● **Exercise brief**:
Go through the lines below. Copy those with "this".

(Records excerpted from a collection)
····················
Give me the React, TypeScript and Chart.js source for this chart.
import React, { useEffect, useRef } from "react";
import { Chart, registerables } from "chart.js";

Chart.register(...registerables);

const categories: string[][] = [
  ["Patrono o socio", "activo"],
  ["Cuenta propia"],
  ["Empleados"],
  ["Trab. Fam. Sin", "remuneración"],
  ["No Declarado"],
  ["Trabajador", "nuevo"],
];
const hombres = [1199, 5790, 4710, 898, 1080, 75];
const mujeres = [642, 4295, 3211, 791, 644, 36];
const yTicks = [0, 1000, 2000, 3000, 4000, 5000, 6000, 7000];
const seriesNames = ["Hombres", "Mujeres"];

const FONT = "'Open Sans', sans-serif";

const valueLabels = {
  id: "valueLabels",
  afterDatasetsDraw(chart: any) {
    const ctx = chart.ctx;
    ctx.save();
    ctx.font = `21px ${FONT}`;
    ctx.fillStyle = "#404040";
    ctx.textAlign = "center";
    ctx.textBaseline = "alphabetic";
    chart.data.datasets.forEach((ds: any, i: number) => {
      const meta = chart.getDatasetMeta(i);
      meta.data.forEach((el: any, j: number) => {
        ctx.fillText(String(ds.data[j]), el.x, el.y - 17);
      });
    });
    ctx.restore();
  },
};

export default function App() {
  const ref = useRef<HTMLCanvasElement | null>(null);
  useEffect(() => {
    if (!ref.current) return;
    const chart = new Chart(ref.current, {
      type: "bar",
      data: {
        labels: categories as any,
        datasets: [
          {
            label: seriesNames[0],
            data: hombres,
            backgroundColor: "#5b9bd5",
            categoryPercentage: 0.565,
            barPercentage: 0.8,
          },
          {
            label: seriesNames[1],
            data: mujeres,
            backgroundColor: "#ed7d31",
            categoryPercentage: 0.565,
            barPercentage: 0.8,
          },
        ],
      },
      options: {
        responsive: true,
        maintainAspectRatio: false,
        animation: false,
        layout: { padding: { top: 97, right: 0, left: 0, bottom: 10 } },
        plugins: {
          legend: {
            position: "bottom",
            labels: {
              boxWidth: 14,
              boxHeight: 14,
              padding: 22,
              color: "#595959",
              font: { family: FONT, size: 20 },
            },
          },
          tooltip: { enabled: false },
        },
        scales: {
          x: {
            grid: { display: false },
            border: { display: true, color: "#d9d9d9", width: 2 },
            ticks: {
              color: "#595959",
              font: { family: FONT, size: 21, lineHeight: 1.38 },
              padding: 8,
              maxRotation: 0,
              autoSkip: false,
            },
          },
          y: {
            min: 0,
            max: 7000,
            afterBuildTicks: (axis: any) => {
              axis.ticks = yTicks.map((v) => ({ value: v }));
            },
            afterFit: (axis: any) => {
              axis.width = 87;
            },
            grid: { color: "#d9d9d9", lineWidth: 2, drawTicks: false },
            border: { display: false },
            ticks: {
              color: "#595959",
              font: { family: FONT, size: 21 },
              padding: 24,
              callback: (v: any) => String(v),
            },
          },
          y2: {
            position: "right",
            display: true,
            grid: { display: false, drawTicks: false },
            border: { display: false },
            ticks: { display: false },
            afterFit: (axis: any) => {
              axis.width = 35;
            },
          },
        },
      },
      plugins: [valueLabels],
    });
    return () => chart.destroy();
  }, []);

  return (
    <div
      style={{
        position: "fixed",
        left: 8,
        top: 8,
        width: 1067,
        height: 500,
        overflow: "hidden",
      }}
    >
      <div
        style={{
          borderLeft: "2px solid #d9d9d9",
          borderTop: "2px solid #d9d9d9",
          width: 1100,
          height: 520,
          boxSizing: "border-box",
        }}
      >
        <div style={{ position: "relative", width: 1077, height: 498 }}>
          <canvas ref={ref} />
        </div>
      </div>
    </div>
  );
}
····················
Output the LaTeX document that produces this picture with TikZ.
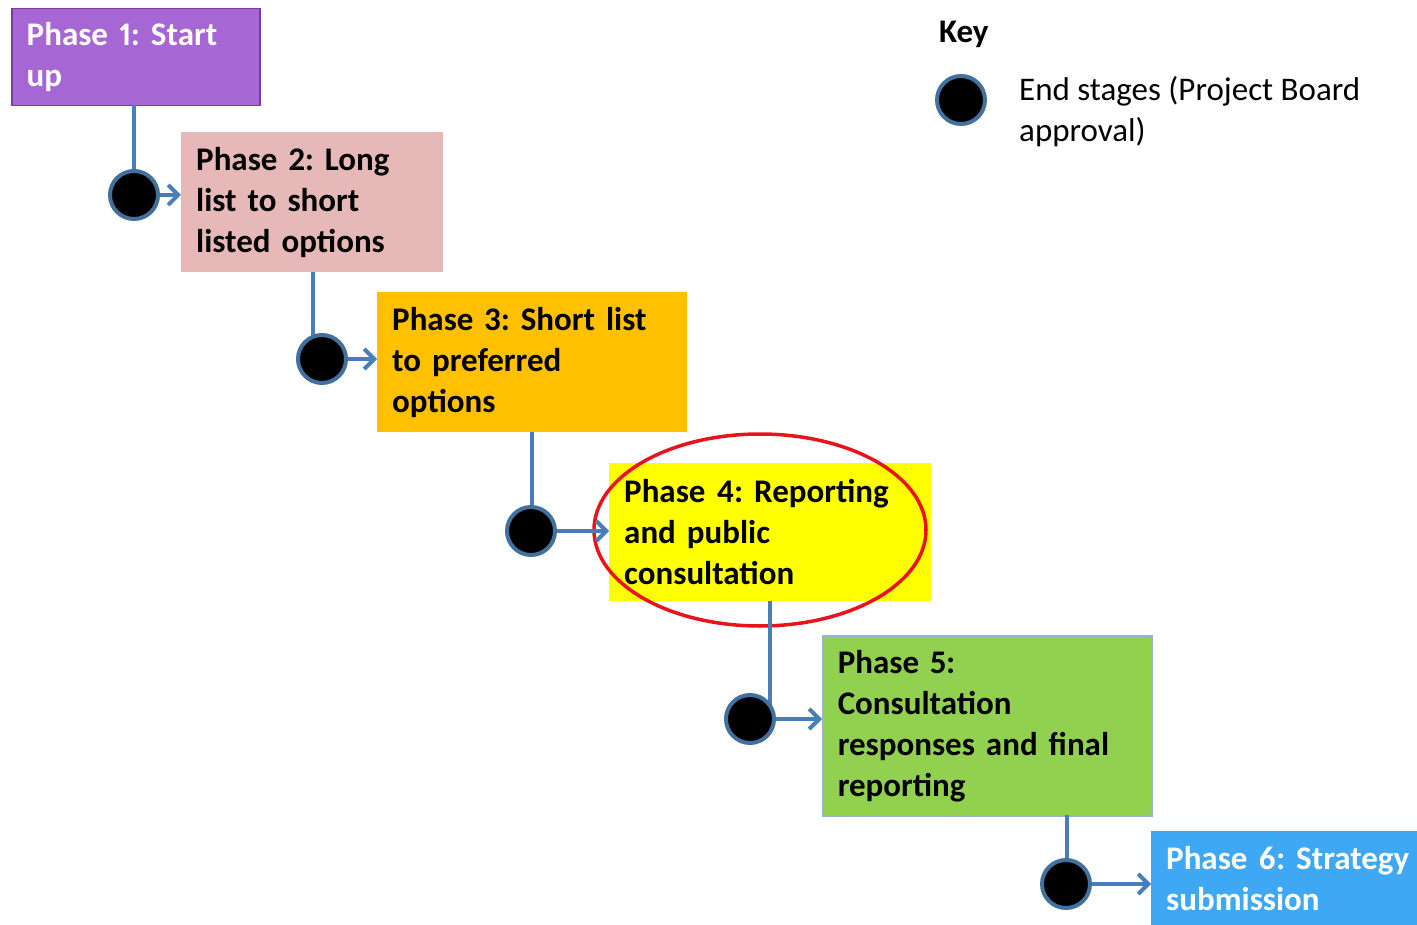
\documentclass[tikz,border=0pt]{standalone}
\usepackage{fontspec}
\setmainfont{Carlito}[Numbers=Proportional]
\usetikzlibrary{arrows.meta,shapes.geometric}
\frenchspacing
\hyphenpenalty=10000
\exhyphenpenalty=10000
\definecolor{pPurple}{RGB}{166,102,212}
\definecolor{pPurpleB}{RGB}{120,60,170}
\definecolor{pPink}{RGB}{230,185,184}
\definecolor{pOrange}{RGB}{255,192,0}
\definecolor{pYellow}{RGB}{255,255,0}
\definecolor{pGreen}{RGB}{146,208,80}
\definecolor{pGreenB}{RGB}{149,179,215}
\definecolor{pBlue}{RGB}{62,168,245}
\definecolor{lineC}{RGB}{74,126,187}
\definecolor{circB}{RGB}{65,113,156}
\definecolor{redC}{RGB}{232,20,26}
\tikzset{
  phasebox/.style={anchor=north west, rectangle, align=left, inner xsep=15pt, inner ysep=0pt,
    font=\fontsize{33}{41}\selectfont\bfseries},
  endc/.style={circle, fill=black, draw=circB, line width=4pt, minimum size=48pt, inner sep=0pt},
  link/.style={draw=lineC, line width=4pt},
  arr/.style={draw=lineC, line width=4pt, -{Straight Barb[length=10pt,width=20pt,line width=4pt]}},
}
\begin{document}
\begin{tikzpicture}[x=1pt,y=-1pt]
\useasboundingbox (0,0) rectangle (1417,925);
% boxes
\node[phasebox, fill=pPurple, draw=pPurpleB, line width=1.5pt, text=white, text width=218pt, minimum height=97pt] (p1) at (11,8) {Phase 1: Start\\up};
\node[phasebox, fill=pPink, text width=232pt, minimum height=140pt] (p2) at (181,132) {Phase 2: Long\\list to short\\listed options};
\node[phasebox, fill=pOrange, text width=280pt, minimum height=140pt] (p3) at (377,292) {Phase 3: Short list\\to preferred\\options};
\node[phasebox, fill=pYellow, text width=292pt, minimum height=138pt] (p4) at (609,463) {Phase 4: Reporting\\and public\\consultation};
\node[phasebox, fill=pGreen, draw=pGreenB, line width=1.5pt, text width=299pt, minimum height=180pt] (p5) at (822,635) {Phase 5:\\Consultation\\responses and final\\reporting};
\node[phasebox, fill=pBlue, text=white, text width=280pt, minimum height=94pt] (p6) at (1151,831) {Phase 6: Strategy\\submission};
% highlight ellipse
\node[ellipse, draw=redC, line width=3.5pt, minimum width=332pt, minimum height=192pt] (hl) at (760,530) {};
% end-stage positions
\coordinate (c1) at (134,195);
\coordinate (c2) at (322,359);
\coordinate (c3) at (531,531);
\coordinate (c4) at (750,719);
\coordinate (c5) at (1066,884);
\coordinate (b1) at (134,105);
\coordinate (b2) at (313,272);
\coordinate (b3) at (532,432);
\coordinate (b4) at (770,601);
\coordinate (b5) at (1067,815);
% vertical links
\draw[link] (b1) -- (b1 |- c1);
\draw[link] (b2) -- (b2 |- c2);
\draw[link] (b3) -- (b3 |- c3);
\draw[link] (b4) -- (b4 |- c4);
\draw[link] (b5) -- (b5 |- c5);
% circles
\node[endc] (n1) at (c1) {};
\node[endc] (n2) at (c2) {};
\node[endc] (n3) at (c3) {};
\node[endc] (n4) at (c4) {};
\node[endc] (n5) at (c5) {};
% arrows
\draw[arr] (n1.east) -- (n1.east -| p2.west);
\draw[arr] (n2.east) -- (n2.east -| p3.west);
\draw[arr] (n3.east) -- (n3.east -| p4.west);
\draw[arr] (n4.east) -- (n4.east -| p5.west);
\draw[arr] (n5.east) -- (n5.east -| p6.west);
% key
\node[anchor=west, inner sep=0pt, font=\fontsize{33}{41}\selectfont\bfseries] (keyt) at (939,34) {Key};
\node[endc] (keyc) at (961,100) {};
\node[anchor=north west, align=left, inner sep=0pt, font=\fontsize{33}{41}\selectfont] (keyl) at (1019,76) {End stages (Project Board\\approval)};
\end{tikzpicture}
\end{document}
····················
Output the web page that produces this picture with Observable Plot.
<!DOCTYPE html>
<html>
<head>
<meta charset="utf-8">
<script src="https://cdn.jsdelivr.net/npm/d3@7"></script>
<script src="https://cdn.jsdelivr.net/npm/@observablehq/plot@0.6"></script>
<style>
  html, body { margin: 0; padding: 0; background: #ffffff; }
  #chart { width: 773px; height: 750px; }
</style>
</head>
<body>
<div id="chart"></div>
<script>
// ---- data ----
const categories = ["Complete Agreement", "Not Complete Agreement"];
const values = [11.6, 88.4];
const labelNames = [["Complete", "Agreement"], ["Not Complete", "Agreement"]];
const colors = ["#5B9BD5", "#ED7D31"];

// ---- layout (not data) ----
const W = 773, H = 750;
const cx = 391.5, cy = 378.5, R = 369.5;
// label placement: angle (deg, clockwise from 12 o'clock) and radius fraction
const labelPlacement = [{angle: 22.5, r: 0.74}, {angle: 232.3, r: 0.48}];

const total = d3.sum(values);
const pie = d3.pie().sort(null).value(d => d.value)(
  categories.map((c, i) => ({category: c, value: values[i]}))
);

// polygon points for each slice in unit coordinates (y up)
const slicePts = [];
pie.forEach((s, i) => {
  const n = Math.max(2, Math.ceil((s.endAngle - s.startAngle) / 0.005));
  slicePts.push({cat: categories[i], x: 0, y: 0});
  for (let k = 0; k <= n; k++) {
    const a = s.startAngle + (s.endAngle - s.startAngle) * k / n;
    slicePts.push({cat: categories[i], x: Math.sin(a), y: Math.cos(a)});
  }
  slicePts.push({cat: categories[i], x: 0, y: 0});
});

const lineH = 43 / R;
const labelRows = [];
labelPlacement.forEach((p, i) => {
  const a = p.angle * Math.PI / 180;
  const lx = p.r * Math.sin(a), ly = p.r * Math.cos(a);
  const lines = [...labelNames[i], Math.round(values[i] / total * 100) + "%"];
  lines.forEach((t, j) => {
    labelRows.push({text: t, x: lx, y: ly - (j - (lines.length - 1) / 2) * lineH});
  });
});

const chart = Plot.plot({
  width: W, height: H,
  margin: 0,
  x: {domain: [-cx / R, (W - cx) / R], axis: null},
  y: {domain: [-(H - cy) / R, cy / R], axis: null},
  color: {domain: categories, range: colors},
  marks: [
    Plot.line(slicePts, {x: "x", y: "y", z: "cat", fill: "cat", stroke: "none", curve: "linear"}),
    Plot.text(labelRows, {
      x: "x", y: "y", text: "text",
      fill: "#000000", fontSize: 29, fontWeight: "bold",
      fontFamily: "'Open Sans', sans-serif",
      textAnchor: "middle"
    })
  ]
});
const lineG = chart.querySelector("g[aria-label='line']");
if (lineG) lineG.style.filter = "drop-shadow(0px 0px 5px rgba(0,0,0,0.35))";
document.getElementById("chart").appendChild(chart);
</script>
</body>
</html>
····················
● **Answer to the exercise**:
Give me the React, TypeScript and Chart.js source for this chart.
Output the LaTeX document that produces this picture with TikZ.
Output the web page that produces this picture with Observable Plot.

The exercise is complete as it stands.